Shulman was born on September 28, 1938, in Chicago, Illinois.[1] He was the only son of Jewish immigrants who owned a small delicatessen on the Northwest Side of Chicago.[2] He attended a Yeshiva high school.[3]

Shulman is a professor emeritus at Stanford Graduate School of Education, past president of the Carnegie Foundation for the Advancement of Teaching, past president of the American Educational Research Association, and the recipient of several awards recognizing his educational research. From 1963 to 1982, Shulman was a faculty member at Michigan State University, where he founded and co-directed the Institute for Research on Teaching (IRT).

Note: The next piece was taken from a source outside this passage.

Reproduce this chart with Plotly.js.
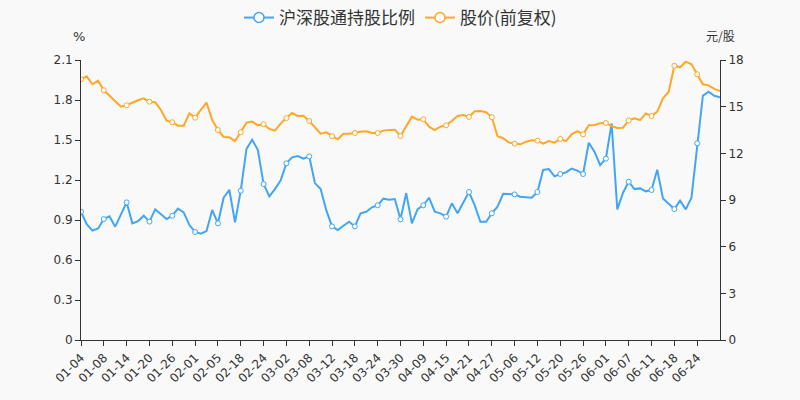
<!DOCTYPE html>
<html>
<head>
<meta charset="utf-8">
<script src="https://cdn.plot.ly/plotly-3.0.1.min.js"></script>
<style>
html,body{margin:0;padding:0;background:#f9f9f9;}
#chart{width:800px;height:400px;}
</style>
</head>
<body>
<div id="chart"></div>
<script>
// Trading dates (2021)
const dates = [
  "01-04","01-05","01-06","01-07","01-08","01-11","01-12","01-13","01-14","01-15",
  "01-18","01-19","01-20","01-21","01-22","01-25","01-26","01-27","01-28","01-29",
  "02-01","02-02","02-03","02-04","02-05","02-08","02-09","02-10","02-18","02-19",
  "02-22","02-23","02-24","02-25","02-26","03-01","03-02","03-03","03-04","03-05",
  "03-08","03-09","03-10","03-11","03-12","03-15","03-16","03-17","03-18","03-19",
  "03-22","03-23","03-24","03-25","03-26","03-29","03-30","03-31","04-07","04-08",
  "04-09","04-12","04-13","04-14","04-15","04-16","04-19","04-20","04-21","04-22",
  "04-23","04-26","04-27","04-28","04-29","04-30","05-06","05-07","05-10","05-11",
  "05-12","05-13","05-14","05-17","05-20","05-21","05-24","05-25","05-26","05-27",
  "05-28","05-31","06-01","06-02","06-03","06-04","06-07","06-08","06-09","06-10",
  "06-11","06-15","06-16","06-17","06-18","06-21","06-22","06-23","06-24","06-25",
  "06-28","06-29","06-30"
];

// 沪深股通持股比例 (%)
const holdRatio = [
  0.962,0.868,0.82,0.837,0.907,0.927,0.85,0.942,1.032,0.875,
  0.892,0.932,0.888,0.98,0.945,0.907,0.932,0.985,0.957,0.862,
  0.81,0.797,0.817,0.975,0.875,1.067,1.127,0.882,1.12,1.432,
  1.502,1.425,1.17,1.077,1.132,1.197,1.325,1.37,1.38,1.36,
  1.377,1.177,1.132,0.972,0.852,0.825,0.857,0.887,0.852,0.95,
  0.962,0.995,1.01,1.06,1.052,1.057,0.905,1.102,0.875,0.982,
  1.01,1.067,0.962,0.95,0.925,1.025,0.95,1.035,1.11,1.012,
  0.887,0.887,0.95,1.0,1.097,1.095,1.092,1.075,1.072,1.067,
  1.11,1.275,1.282,1.227,1.245,1.257,1.285,1.27,1.245,1.48,
  1.412,1.312,1.36,1.625,0.98,1.105,1.187,1.132,1.137,1.115,
  1.125,1.277,1.062,1.02,0.982,1.045,0.98,1.067,1.475,1.832,
  1.862,1.832,1.82
];

// 股价(前复权) (元/股)
const price = [
  16.76,16.95,16.44,16.67,16.05,15.71,15.37,15.0,15.09,15.26,
  15.41,15.54,15.32,15.28,14.79,14.10,14.0,13.78,13.78,14.57,
  14.29,14.79,15.26,14.14,13.5,13.05,13.03,12.79,13.35,13.97,
  14.04,13.8,13.87,13.57,13.46,13.91,14.27,14.59,14.4,14.42,
  14.08,13.65,13.26,13.35,13.11,12.9,13.26,13.26,13.31,13.39,
  13.42,13.31,13.31,13.46,13.5,13.52,13.11,13.78,14.36,14.16,
  14.19,13.71,13.5,13.71,13.8,14.08,14.4,14.46,14.34,14.7,
  14.72,14.64,14.32,13.1,12.97,12.69,12.62,12.58,12.75,12.84,
  12.81,12.62,12.79,12.69,12.92,12.79,13.22,13.42,13.22,13.8,
  13.82,13.93,13.95,13.74,13.63,13.65,14.12,14.25,14.14,14.57,
  14.4,14.68,15.54,15.94,17.63,17.53,17.89,17.72,17.08,16.44,
  16.37,16.14,16.0
];

const seriesNames = ["沪深股通持股比例", "股价(前复权)"];
const leftTicks = [0, 0.3, 0.6, 0.9, 1.2, 1.5, 1.8, 2.1];
const leftTickText = ["0", "0.3", "0.6", "0.9", "1.2", "1.5", "1.8", "2.1"];
const rightTicks = [0, 3, 6, 9, 12, 15, 18];
const xTickVals = dates.filter((d, i) => i % 4 === 0 && i < dates.length - 1);

const BLUE = "#42a5f5";
const ORANGE = "#ffa726";
const FONT = "DejaVu Sans, Noto Sans CJK SC, sans-serif";
const CJK = "Noto Sans CJK SC, DejaVu Sans, sans-serif";

const markIdx = dates.map((d, i) => i).filter(i => i % 4 === 0 && i < dates.length - 1);

function sub(arr) { return markIdx.map(i => arr[i]); }

const traces = [
  {x: dates, y: holdRatio, mode: "lines", line: {color: BLUE, width: 2}, showlegend: false, hoverinfo: "skip"},
  {x: sub(dates), y: sub(holdRatio), mode: "markers", showlegend: false, hoverinfo: "skip",
   marker: {symbol: "circle", size: 5, color: "#ffffff", line: {color: BLUE, width: 1}}},
  {x: dates, y: price, yaxis: "y2", mode: "lines", line: {color: ORANGE, width: 2}, showlegend: false, hoverinfo: "skip"},
  {x: sub(dates), y: sub(price), yaxis: "y2", mode: "markers", showlegend: false, hoverinfo: "skip",
   marker: {symbol: "circle", size: 5, color: "#ffffff", line: {color: ORANGE, width: 1}}},
  {x: [null], y: [null], name: seriesNames[0], mode: "lines+markers", line: {color: BLUE, width: 2},
   marker: {symbol: "circle", size: 10, color: "#ffffff", line: {color: BLUE, width: 1.5}}},
  {x: [null], y: [null], yaxis: "y2", name: seriesNames[1], mode: "lines+markers", line: {color: ORANGE, width: 2},
   marker: {symbol: "circle", size: 10, color: "#ffffff", line: {color: ORANGE, width: 1.5}}}
];

const axisCommon = {
  showgrid: false, zeroline: false, showline: true, linecolor: "#333", linewidth: 1,
  ticks: "outside", ticklen: 5, tickcolor: "#333",
  tickfont: {family: FONT, size: 12, color: "#333"}
};

const layout = {
  width: 800, height: 400,
  paper_bgcolor: "#f9f9f9", plot_bgcolor: "#f9f9f9",
  margin: {l: 81, r: 80, t: 60, b: 60},
  font: {family: FONT, color: "#333"},
  showlegend: true,
  legend: {orientation: "h", x: 0.5, xanchor: "center", y: 1, yanchor: "top",
    yref: "container", itemwidth: 30, tracegroupgap: 0,
    font: {family: CJK, size: 17, color: "#333"}, bgcolor: "rgba(0,0,0,0)"},
  xaxis: Object.assign({}, axisCommon, {
    type: "category", range: [0, dates.length - 1], autorange: false,
    tickmode: "array", tickvals: xTickVals, ticktext: xTickVals, tickangle: -45
  }),
  yaxis: Object.assign({}, axisCommon, {
    range: [0, 2.1], autorange: false, tickmode: "array", tickvals: leftTicks, ticktext: leftTickText
  }),
  yaxis2: Object.assign({}, axisCommon, {
    overlaying: "y", side: "right", range: [0, 18], autorange: false,
    tickmode: "array", tickvals: rightTicks
  }),
  annotations: [
    {text: "%", xref: "paper", yref: "paper", x: 0, y: 1, xanchor: "center", yanchor: "bottom",
     yshift: 14, xshift: -2, showarrow: false, font: {family: FONT, size: 13, color: "#333"}},
    {text: "元/股", xref: "paper", yref: "paper", x: 1, y: 1, xanchor: "center", yanchor: "bottom",
     yshift: 14, showarrow: false, font: {family: CJK, size: 12, color: "#333"}}
  ]
};

Plotly.newPlot("chart", traces, layout, {staticPlot: true, displayModeBar: false});
</script>
</body>
</html>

Shulman is credited with popularizing the phrase "pedagogical content knowledge" (PCK). He was the 2006 recipient of the University of Louisville Grawemeyer Award in Education for his 2004 book, The Wisdom of Practice: Essays on Teaching, Learning and Learning to Teach. [4]

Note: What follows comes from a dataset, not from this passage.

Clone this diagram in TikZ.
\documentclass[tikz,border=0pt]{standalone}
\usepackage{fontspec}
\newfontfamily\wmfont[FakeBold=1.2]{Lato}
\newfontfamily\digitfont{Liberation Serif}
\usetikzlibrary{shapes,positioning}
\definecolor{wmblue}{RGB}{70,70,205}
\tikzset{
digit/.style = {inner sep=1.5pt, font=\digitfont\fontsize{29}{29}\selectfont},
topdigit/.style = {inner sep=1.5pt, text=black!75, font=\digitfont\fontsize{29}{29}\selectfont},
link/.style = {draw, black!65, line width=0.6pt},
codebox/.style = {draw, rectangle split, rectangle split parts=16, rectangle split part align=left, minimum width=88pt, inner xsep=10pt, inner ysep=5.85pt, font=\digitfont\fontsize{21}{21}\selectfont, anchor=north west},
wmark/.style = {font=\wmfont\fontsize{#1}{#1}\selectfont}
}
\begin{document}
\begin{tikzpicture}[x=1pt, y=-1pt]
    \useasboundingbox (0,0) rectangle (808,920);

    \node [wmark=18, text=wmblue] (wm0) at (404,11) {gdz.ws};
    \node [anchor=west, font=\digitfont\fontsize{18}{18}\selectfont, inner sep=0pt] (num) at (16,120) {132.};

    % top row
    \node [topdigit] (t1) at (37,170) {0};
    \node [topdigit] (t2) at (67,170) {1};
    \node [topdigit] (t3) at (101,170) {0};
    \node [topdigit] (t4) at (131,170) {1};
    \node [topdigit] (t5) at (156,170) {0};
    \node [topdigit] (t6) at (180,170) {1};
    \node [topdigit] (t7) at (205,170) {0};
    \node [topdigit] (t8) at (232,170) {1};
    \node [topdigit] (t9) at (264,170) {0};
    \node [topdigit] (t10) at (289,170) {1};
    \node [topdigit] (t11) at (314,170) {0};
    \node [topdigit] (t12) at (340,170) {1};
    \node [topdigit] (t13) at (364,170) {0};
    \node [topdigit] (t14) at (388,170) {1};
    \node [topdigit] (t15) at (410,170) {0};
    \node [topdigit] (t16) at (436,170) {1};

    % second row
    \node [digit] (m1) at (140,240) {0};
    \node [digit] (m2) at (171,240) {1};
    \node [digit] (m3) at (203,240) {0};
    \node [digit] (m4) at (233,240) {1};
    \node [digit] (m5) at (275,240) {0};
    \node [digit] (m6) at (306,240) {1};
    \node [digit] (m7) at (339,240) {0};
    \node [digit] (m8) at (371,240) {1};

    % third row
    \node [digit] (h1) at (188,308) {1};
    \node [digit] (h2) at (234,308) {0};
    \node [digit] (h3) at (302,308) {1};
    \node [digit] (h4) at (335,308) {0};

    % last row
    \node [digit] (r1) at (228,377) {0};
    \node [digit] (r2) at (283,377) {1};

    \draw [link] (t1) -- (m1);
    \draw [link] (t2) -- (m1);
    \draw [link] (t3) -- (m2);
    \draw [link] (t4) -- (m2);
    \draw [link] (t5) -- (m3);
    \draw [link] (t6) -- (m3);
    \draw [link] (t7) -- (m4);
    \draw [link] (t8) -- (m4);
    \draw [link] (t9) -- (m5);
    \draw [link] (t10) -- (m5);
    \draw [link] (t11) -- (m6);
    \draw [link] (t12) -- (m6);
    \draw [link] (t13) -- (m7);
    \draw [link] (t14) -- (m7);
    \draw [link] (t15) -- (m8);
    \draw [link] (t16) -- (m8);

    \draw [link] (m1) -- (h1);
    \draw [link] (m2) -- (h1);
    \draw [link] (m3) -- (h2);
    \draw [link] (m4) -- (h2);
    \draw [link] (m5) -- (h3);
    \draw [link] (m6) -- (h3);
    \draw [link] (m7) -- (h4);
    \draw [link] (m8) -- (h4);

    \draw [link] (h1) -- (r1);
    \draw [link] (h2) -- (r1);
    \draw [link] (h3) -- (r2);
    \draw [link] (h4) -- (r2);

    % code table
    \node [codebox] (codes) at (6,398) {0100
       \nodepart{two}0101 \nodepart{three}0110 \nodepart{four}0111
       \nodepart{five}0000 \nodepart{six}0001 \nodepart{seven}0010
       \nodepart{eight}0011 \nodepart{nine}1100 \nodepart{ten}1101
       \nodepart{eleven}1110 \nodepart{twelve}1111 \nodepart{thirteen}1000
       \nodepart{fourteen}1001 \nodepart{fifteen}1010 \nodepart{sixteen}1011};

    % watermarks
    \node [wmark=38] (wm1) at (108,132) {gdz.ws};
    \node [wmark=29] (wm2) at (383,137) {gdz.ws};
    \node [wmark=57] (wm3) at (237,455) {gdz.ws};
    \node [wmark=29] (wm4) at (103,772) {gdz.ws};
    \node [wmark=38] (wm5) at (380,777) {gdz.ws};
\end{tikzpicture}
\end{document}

Shulman is also recognized for his publications and speeches about the higher education field of the scholarship of teaching and learning (SoTL). He notably distinguished SoTL from scholarly teaching, which he described as the work "every one of us should be engaged in every day that we are in a classroom, in our office with students, tutoring, lecturing, conducting discussions, all the roles we play pedagogically."[5] SoTL, on the other hand, is "when we step back and reflect systematically on the teaching we have done, in a form that can be publicly reviewed and built upon by our peers."[5] This emphasis on public review and developing a collective body of knowledge was tied to his larger point that SoTL removes the widespread experience of "pedagogical solitude" by relocating postsecondary teaching within "a community of scholars."[5] This, in turn, will elevate the status of teaching in higher education and expand what's known about teaching and learning in higher education.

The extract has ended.